Igual me imagino que sea esta misma “teoría suave” la que el equipo de Biden lleve a la mesa de conversaciones sobre política migratoria que por estos días habrá de realizarse en Washington y, digo más, probablemente como preámbulo de otros futuros “intercambios” de esos que son el resultado de descolgar el teléfono y marcar 001 a hurtadillas cuando la miseria les humedece el dedo gordo del pie a los de “acá”.

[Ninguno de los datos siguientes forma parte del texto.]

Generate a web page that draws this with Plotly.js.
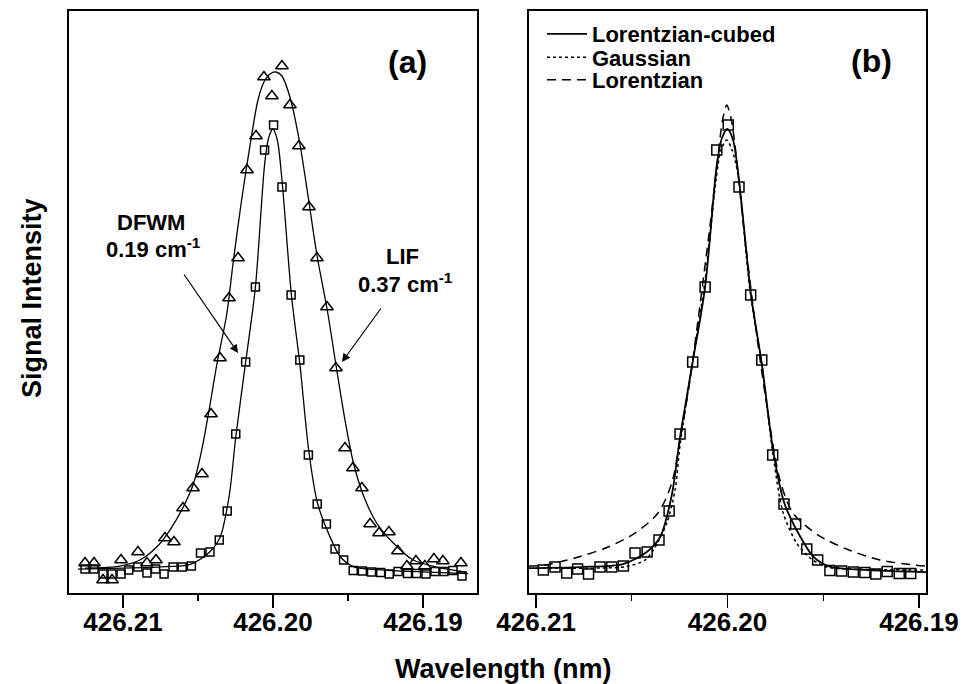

Tanto han contribuido —desde la más cruel y meditada complicidad— esas universidades y hasta los gobiernos y empresarios benefactores que las subvencionan al ocultamiento y adorno de nuestra realidad que hoy hasta los mismos que padecemos por tanta miseria nos negamos a aceptar que encabecemos una lista donde, por vez primera, alguien nos coloca en el más justo lugar. Y nos resistimos a creerlo, y ponemos en duda porque todo trauma viene acompañado por un acto de negación: es duro mirarse al espejo en las mañanas y descubrir no solo cuán viejos estamos sino lo irremediable de nuestra situación.
No importa de dónde el estudioso de la miseria mundial haya sacado el dato de esto o aquello si igual suprimiéndolos todos y limitándonos apenas a revisar lo que sucede en las redes sociales de los cubanos nos conduciría a los mismos resultados: somos el país más miserable del universo, de eso no hay dudas. Y no porque desde comprar una botella de aceite, un paquete de aspirinas, una bolsa de culeros o un pasaje aéreo a Managua se traduce en la tragedia de cualquier familia, sino porque hemos asumido la miseria humana como modo de supervivencia, y hasta nos creemos mejores que el prójimo cuando más miserable nos comportamos.

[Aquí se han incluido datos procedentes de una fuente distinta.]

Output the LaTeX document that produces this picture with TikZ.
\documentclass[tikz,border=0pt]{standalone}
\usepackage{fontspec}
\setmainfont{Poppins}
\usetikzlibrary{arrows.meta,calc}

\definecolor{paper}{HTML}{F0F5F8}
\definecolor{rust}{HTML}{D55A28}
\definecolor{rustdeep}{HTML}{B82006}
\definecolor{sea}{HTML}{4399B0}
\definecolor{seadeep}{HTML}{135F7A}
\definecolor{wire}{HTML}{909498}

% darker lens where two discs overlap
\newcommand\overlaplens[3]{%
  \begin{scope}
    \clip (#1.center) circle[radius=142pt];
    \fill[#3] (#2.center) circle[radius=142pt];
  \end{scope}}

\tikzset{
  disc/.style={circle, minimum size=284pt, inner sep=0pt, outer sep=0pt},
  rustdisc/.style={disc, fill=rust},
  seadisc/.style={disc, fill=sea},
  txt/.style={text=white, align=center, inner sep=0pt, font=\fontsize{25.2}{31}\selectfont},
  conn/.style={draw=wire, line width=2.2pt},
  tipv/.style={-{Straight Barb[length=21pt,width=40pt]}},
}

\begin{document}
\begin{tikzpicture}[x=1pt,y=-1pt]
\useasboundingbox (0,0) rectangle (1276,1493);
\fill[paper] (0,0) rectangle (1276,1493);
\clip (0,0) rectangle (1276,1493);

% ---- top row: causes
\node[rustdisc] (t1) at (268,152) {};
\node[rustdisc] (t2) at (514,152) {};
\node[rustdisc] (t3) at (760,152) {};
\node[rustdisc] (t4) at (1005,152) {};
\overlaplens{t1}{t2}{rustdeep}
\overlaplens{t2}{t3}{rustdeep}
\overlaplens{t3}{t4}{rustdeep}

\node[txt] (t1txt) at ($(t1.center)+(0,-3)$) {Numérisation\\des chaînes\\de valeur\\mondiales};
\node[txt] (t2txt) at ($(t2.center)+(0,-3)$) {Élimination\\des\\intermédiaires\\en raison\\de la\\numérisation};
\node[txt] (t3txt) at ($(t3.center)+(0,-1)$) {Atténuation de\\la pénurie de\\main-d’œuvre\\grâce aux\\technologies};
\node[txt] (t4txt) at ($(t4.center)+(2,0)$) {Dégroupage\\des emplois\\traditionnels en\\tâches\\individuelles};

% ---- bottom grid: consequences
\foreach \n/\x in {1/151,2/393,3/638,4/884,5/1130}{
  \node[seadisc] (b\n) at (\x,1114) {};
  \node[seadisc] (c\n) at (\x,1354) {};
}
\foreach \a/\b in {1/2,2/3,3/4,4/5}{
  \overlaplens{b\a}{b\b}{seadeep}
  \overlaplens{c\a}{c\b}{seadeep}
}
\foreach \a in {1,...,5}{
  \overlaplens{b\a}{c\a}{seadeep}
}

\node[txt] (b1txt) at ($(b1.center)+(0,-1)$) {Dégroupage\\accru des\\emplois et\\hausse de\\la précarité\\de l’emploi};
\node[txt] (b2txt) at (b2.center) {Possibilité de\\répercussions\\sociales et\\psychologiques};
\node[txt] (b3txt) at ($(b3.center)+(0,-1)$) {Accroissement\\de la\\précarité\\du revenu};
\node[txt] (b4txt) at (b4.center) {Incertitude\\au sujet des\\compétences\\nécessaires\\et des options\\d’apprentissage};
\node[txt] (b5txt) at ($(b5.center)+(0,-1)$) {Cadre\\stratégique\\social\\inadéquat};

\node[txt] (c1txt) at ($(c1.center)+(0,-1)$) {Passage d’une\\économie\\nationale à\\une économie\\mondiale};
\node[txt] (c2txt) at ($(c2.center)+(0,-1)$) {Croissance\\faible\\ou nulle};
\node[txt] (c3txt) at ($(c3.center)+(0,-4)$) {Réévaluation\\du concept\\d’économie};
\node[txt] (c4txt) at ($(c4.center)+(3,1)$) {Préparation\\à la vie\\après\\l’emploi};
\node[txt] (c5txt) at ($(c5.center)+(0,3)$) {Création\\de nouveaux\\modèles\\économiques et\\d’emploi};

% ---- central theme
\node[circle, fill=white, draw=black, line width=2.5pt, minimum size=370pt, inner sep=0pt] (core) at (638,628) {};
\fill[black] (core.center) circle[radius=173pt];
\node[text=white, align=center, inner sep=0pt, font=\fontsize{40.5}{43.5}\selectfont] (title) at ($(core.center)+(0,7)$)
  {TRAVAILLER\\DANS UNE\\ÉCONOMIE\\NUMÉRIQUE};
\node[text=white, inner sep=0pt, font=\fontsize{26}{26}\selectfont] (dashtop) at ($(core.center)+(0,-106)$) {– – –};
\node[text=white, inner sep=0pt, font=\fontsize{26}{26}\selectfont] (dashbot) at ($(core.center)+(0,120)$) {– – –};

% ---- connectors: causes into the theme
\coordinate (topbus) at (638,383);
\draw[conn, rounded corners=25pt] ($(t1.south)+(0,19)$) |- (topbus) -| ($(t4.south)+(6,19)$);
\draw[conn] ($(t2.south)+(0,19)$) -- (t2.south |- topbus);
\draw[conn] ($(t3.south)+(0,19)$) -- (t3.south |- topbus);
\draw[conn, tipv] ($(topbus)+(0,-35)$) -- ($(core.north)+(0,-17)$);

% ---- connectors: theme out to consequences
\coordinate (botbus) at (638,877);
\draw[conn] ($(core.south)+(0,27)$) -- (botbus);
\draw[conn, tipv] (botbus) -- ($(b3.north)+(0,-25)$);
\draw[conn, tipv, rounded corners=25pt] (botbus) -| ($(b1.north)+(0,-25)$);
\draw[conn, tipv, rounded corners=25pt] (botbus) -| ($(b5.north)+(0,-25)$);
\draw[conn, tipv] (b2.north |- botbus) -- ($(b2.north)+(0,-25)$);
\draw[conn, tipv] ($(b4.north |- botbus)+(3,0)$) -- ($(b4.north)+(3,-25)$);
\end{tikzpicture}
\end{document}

Me refiero a miles de actitudes, exclusivas de cubanas y cubanos, pero en especial a ese raro (o mejor dicho, enrarecido) modo de vida en que podemos cantar y gritar “Patria y Vida” en nuestras casas pero a la vez nos importa un pito que los artistas que acuñaron la frase y la canción se pudran en una cárcel. Es esa hipocresía con la que los voceros del régimen pretenden limpiar su pasado reciente refugiándose en Miami y es además la certeza de que lo lograrán. Bastará con vivir para verlo.

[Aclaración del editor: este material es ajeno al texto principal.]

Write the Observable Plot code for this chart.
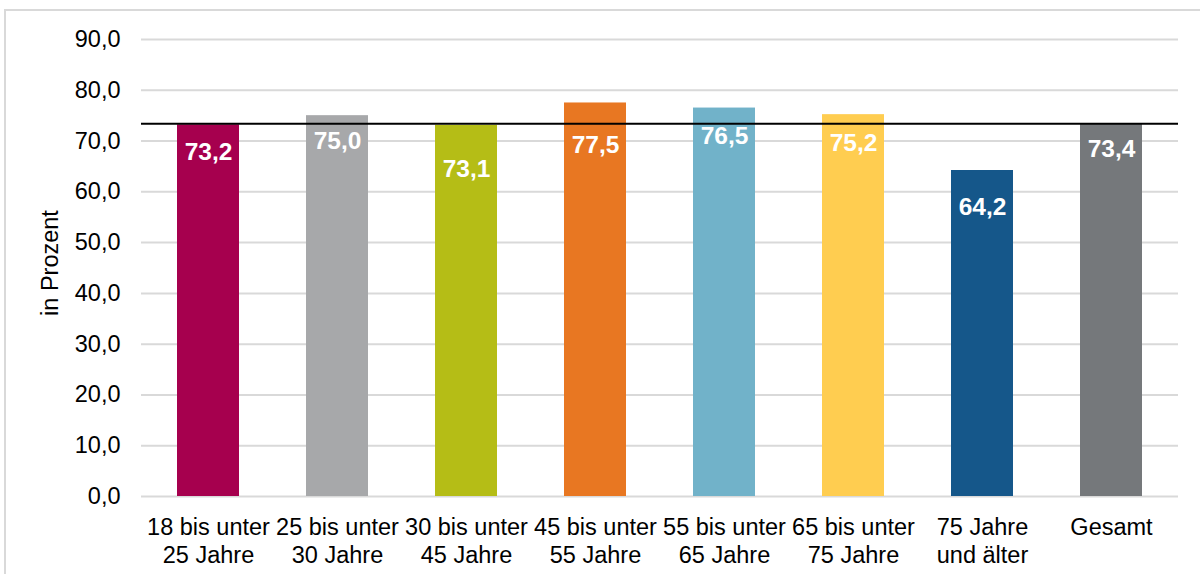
<!DOCTYPE html>
<html>
<head>
<meta charset="utf-8">
<script src="https://cdn.jsdelivr.net/npm/d3@7"></script>
<script src="https://cdn.jsdelivr.net/npm/@observablehq/plot@0.6"></script>
<style>
  body { margin: 0; background: #fff; }
  #frame { position: relative; width: 1200px; height: 574px; overflow: hidden; }
  #border { position: absolute; left: 4px; top: 9px; width: 1220px; height: 620px; border: 2px solid #d9d9d9; box-sizing: border-box; }
  #chart { position: absolute; left: 0; top: 0; }
</style>
</head>
<body>
<div id="frame"><div id="border"></div><div id="chart"></div></div>
<script>
// Age groups (category keys) and their two-line axis labels
const categories = ["18-25", "25-30", "30-45", "45-55", "55-65", "65-75", "75+", "Gesamt"];
const categoryLabels = [
  "18 bis unter\n25 Jahre",
  "25 bis unter\n30 Jahre",
  "30 bis unter\n45 Jahre",
  "45 bis unter\n55 Jahre",
  "55 bis unter\n65 Jahre",
  "65 bis unter\n75 Jahre",
  "75 Jahre\nund älter",
  "Gesamt"
];
// Share in percent
const values = [73.2, 75.0, 73.1, 77.5, 76.5, 75.2, 64.2, 73.4];
const barColors = ["#A6004E", "#A7A8AA", "#B5BD16", "#E87722", "#71B2C9", "#FFCD50", "#15578A", "#75787B"];
const yTicks = [0, 10, 20, 30, 40, 50, 60, 70, 80, 90];
// Vertical offset of each value label below the top of its bar (px)
const labelOffsets = [27, 25, 44, 42, 28, 29, 37, 25];

const referenceValue = values[categories.indexOf("Gesamt")];
const labelOf = new Map(categories.map((c, i) => [c, categoryLabels[i]]));
const fmt = v => v.toFixed(1).replace(".", ",");

const data = categories.map((c, i) => ({ category: c, value: values[i], offset: labelOffsets[i] }));

const font = '"Liberation Sans", Arial, sans-serif';

const chart = Plot.plot({
  width: 1200,
  height: 574,
  marginLeft: 141,
  marginRight: 22,
  marginTop: 39,
  marginBottom: 78,
  style: { fontFamily: font, background: "transparent", color: "#000" },
  x: { domain: categories, paddingInner: 0.52, paddingOuter: 0.26, label: null },
  y: { domain: [0, 90], label: null },
  color: { domain: categories, range: barColors },
  marks: [
    Plot.ruleY(yTicks, { stroke: "#d9d9d9", strokeWidth: 2 }),
    Plot.barY(data, { x: "category", y: "value", fill: "category" }),
    Plot.ruleY([referenceValue], { stroke: "#000", strokeWidth: 2 }),
    // value labels, placed inside the bars
    ...data.map(d => Plot.text([d], {
      x: "category", y: "value", text: r => fmt(r.value),
      fill: "white", fontWeight: "bold", fontSize: 24.5, dy: d.offset,
      lineAnchor: "middle", textAnchor: "middle"
    })),
    Plot.axisY({ ticks: yTicks, tickSize: 0, tickPadding: 21, tickFormat: fmt, fontSize: 23.5, label: null }),
    Plot.axisX({ tickSize: 0, tickPadding: 19, tickFormat: c => labelOf.get(c), fontSize: 23.5, lineHeight: 1.19, label: null }),
    Plot.text(["in Prozent"], {
      frameAnchor: "left", dx: -91, rotate: -90, fontSize: 23.5,
      textAnchor: "middle", lineAnchor: "middle", dy: -5
    })
  ]
});

document.getElementById("chart").appendChild(chart);
</script>
</body>
</html>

Son demasiadas nuestras miserias, tantas que incluso habiendo suficientes para escribir sobre cada una todos los días del año la mente se niega a pensarlas, a comprenderlas.
Reconozco que hay momentos en que tanta miseria me hace olvidar las razones por las cuales valdría la pena continuar escribiendo, haciendo periodismo, más cuando estoy convencido de que no habrá otro 11J, que la oportunidad la dejamos escapar, que si los “aliados” dejaron sola a Ucrania también lo harán con nosotros, y peor, porque no tenemos ni poder político ni económico, que las calles y las redacciones de los periódicos independientes se van quedando vacías con tanto joven que se marcha, y que cada día es más grande esa loca y estúpida “capacidad” que nos hace llorar por el techo de la casa que se nos viene encima, por las niñas inocentes que murieron aplastadas por la caída de un balcón en mal estado, pero que igual nos anima a postear “fotos lindas” frente al nuevo hotel de GAESA donde nuestro salario no sirve ni para comprar un refresco.
De esos detalles y de muchísimos más está hecha nuestra peculiar miseria, probablemente la más absoluta del mundo, la que ningún experto puede medir ni comparar porque no tiene semejante.